Sparsified neural networks use only a fraction of the available weights. In their study Hypersparse Neural Networks, the scientists from Hanover have published a method with which regularly used weights can be successively removed from the neural network. Not only are the neural networks trained with large amounts of data as usual, but there is also an additional difficulty: the training algorithm is “penalized” if it requires too many weights to calculate the result. In order to continue solving the main task, for example classifying images, the training algorithm must restructure an already trained neural network in such a way that a meaningful classification is possible even with few weights. After training, the superfluous weights can be physically removed from the hardware. “We see that, depending on the application, up to 98 percent of the weights can be easily removed without a critical drop in accuracy,” says Patrick Glandorf, first author of the study.

New insights into AI

While investigating the algorithm, the scientists also learned interesting details about the behavior of AI. If the majority of the weights are removed before the algorithm has completed the compression, the quality of the neural network deteriorates. However, this is not arbitrary, as the example of the CIFAR 10 dataset shows. With 60,000 images classified into ten groups (cats, birds, etc.), CIFAR 10 is one of the most frequently used datasets in machine learning research. The neural networks appear to compress the ten classes to varying degrees. If compression is stopped far too early, the networks tend to distinguish between deer, birds and cats, but recognize neither horses nor airplanes. The ability to recognize the latter classes is then successively compressed during the application of the algorithm. “These findings provide information about the discrimination of certain, perhaps vulnerable groups,” says Kaiser. Horses also have a right to be recognized in road traffic.

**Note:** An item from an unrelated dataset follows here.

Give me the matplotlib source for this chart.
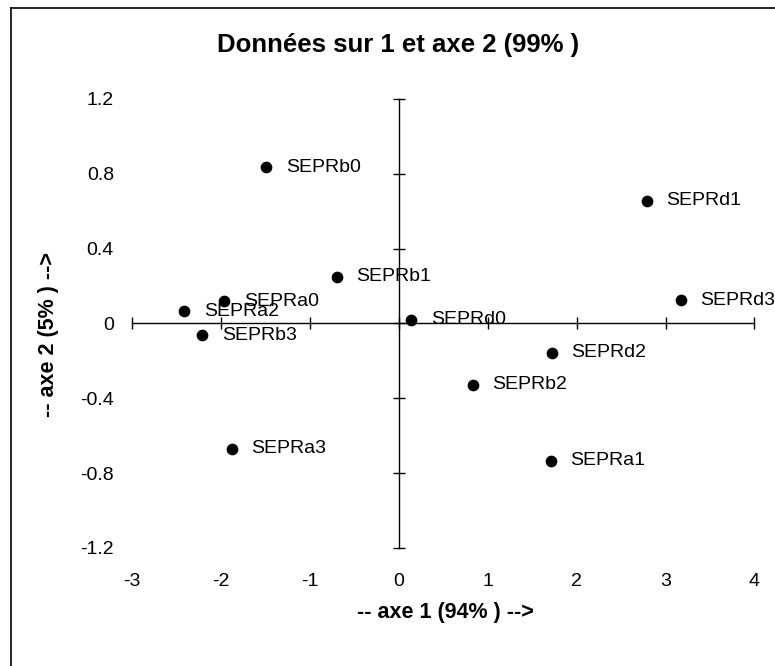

“With our research, we are setting the course for the responsible and efficient use of artificial intelligence in everyday applications,” says Prof. Rosenhahn. “To ensure that the new technologies become widely accessible and do not become a problem for climate policy issues, we need to focus on the efficiency of AI as well as its pure ability to solve problems as accurately as possible.With the GreenAutoML4FAS project, we are taking a big step in the right direction!”